Неистощимый в средствах воздействия, прибегая то к хитрости, то к настойчивым просьбам, то к ласке, то к требованиям, Наполеон до бесконечности разнообразил свои приемы и доводы. Он прочел Александру письмо Андреосси и дал ему красноречивое разъяснение. Чтобы доказать исключительно оборонительный характер своих намерений, он не прочь был гарантировать Австрии, неприкосновенность ее территории, если она согласится разоружиться. Он допускал, чтобы она была успокоена со стороны Франции, лишь бы только оставалась под угрозой со стороны России. Если бы предлагаемый план действий был принят, повторял он, если бы у австрийцев была отнята возможность мутить Германию, ему было бы гораздо легче совсем очистить Германию от войск. Тогда он мог бы облегчить участь Пруссии и сохранить на Одере только одну крепость вместо трех. Но и эти подкупающие маневры действовали на Александра не лучше прямых нападений. Этот император, о котором говорили, что он слабохарактерный, непостоянный и нерешительный, таил под видом невозмутимо ясного душевного спокойствия удивительную стойкость характера. Он выслушивал все с удивительным терпением, спорил мало, даже не пытался опровергать многочисленных и сильных доводов своего противника, давал волю этому стремительному потоку, но затем возвращался к высказанной им идее и отстаивал ее с кротким упорством.
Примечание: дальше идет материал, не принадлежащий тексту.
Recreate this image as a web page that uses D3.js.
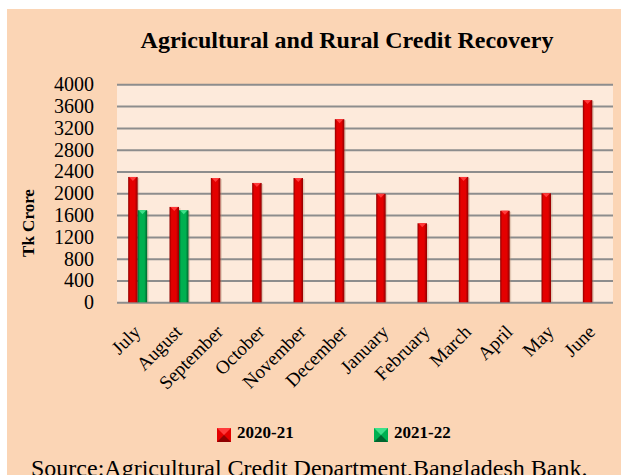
<!DOCTYPE html>
<html>
<head>
<meta charset="utf-8">
<script src="https://cdn.jsdelivr.net/npm/d3@7/dist/d3.min.js"></script>
<style>
  html, body { margin: 0; padding: 0; background: #ffffff; }
  svg { display: block; font-family: "Liberation Serif", "Times New Roman", serif; }
</style>
</head>
<body>
<div id="chart"></div>
<script>
    // data
    var months = ["July", "August", "September", "October", "November", "December",
                  "January", "February", "March", "April", "May", "June"];
    var series = ["2020-21", "2021-22"];
    var values2020 = [2300, 1750, 2280, 2190, 2280, 3360, 1990, 1450, 2300, 1680, 2000, 3710];
    var values2021 = [1690, 1690, null, null, null, null, null, null, null, null, null, null];
    var yTicks = [0, 400, 800, 1200, 1600, 2000, 2400, 2800, 3200, 3600, 4000];

    var colors = {
        "2020-21": { dark: "#8e0000", mid: "#e40000", light: "#ff3a3a" },
        "2021-22": { dark: "#00652e", mid: "#00b050", light: "#3ee08a" }
    };

    var W = 621, H = 475;
    var plot = { left: 117, right: 613, top: 84.3, bottom: 302.3 };

    var svg = d3.select("#chart").append("svg")
        .attr("width", W)
        .attr("height", H);

    var defs = svg.append("defs");
    series.forEach(function (s, i) {
        var g = defs.append("linearGradient")
            .attr("id", "grad" + i)
            .attr("x1", "0").attr("x2", "1").attr("y1", "0").attr("y2", "0");
        g.append("stop").attr("offset", "0%").attr("stop-color", colors[s].dark);
        g.append("stop").attr("offset", "22%").attr("stop-color", colors[s].mid);
        g.append("stop").attr("offset", "70%").attr("stop-color", colors[s].mid);
        g.append("stop").attr("offset", "100%").attr("stop-color", colors[s].dark);
    });

    // background
    svg.append("rect")
        .attr("x", 7).attr("y", 9)
        .attr("width", W - 7).attr("height", H - 9)
        .attr("fill", "#fbd5b5");

    svg.append("rect")
        .attr("x", plot.left).attr("y", plot.top)
        .attr("width", plot.right - plot.left).attr("height", plot.bottom - plot.top)
        .attr("fill", "#fdeadb");

    // scales
    var x0 = d3.scaleBand()
        .domain(months)
        .range([plot.left, plot.right])
        .paddingInner(0.54)
        .paddingOuter(0.27);

    var x1 = d3.scaleBand()
        .domain(series)
        .range([0, x0.bandwidth()]);

    var y = d3.scaleLinear()
        .domain([0, 4000])
        .range([plot.bottom, plot.top]);

    // y axis with gridlines
    var yAxis = svg.append("g")
        .attr("transform", "translate(" + plot.left + ",0)")
        .call(d3.axisLeft(y).tickValues(yTicks).tickFormat(d3.format("d"))
            .tickSize(-(plot.right - plot.left)).tickPadding(23));

    yAxis.select(".domain").remove();
    yAxis.selectAll(".tick line")
        .attr("stroke", "#8d8d8d")
        .attr("stroke-width", 2);
    yAxis.selectAll(".tick text")
        .attr("fill", "#000")
        .style("font-size", "20px")
        .style("font-family", "'Liberation Serif', 'Times New Roman', serif");

    // bars
    var rows = months.map(function (m, i) {
        return { month: m, vals: [
            { key: "2020-21", idx: 0, v: values2020[i] },
            { key: "2021-22", idx: 1, v: values2021[i] }
        ].filter(function (d) { return d.v != null; }) };
    });

    var groups = svg.append("g").selectAll("g")
        .data(rows)
        .enter().append("g")
        .attr("transform", function (d) { return "translate(" + x0(d.month) + ",0)"; });

    var bar = groups.selectAll("g")
        .data(function (d) { return d.vals; })
        .enter().append("g");

    // soft shadow
    bar.append("rect")
        .attr("x", function (d) { return x1(d.key) + 1.5; })
        .attr("y", function (d) { return y(d.v) + 1; })
        .attr("width", x1.bandwidth())
        .attr("height", function (d) { return plot.bottom - y(d.v) - 1; })
        .attr("fill", "#b08a70")
        .attr("opacity", 0.35);

    bar.append("rect")
        .attr("x", function (d) { return x1(d.key); })
        .attr("y", function (d) { return y(d.v); })
        .attr("width", x1.bandwidth())
        .attr("height", function (d) { return plot.bottom - y(d.v); })
        .attr("fill", function (d) { return "url(#grad" + d.idx + ")"; });

    // little bevel on the top of each bar
    bar.append("path")
        .attr("d", function (d) {
            var bx = x1(d.key), bw = x1.bandwidth(), by = y(d.v);
            return "M" + (bx + 1) + "," + by + "L" + (bx + bw - 1) + "," + by +
                   "L" + (bx + bw / 2) + "," + (by + 4) + "Z";
        })
        .attr("fill", function (d) { return colors[d.key].light; });

    // x labels
    svg.append("g").selectAll("text")
        .data(months)
        .enter().append("text")
        .attr("transform", function (d) {
            return "translate(" + (x0(d) + x0.bandwidth() / 2 + 4) + ",333) rotate(-45)";
        })
        .attr("text-anchor", "end")
        .style("font-size", "19px")
        .text(function (d) { return d; });

    // title
    svg.append("text")
        .attr("x", 347).attr("y", 48)
        .attr("text-anchor", "middle")
        .style("font-size", "24px")
        .style("font-weight", "bold")
        .text("Agricultural and Rural Credit Recovery");

    // y axis title
    svg.append("text")
        .attr("transform", "translate(34,223) rotate(-90)")
        .attr("text-anchor", "middle")
        .style("font-size", "17px")
        .style("font-weight", "bold")
        .text("Tk Crore");

    // legend
    var legendX = [217, 374];
    var legend = svg.append("g").selectAll("g")
        .data(series)
        .enter().append("g")
        .attr("transform", function (d, i) { return "translate(" + legendX[i] + ",428)"; });

    legend.append("rect")
        .attr("width", 14).attr("height", 14)
        .attr("fill", function (d) { return colors[d].mid; });
    legend.append("path")
        .attr("d", "M0,0L14,0L7,7Z")
        .attr("fill", function (d) { return colors[d].light; });
    legend.append("path")
        .attr("d", "M0,14L14,14L7,7Z")
        .attr("fill", function (d) { return colors[d].dark; });

    legend.append("text")
        .attr("x", 20).attr("y", 10)
        .style("font-size", "17px")
        .style("font-weight", "bold")
        .text(function (d) { return d; });

    // source (cut by the bottom edge, as in the original)
    svg.append("text")
        .attr("x", 31).attr("y", 476)
        .style("font-size", "24px")
        .text("Source:Agricultural Credit Department,Bangladesh Bank.");
</script>
</body>
</html>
Его кроткое, но упорное сопротивление, совершенно не поддававшееся силе убеждения, уступая, подобно пружине, давлению только для того, чтобы вслед за тем вновь незаметно выпрямиться, страшно раздражало императора. Вернувшись к своим приближенным после таких встреч, во время которых его противник, уклоняясь от сражения, лишал его победы, он не щадил Александра и, смотря по расположению духа, высказывался о нем или язвительно или насмешливо. Однажды он сказал Коленкуру: “Ваш император Александр упрям, как лошак. Прикидывается глухим, когда не хочет чего-нибудь слышать”.[567] Затем, намекая на злосчастное предприятие, в котором признавал источник своих затруднений, он воскликнул: “Эти дьявольские испанские дела дорого мне стоят”.[568] На другой день он возвращался к сражению совершенно свежим, полным сил, с новым оружием; но его энергия снова разбивалась о неуловимого противника.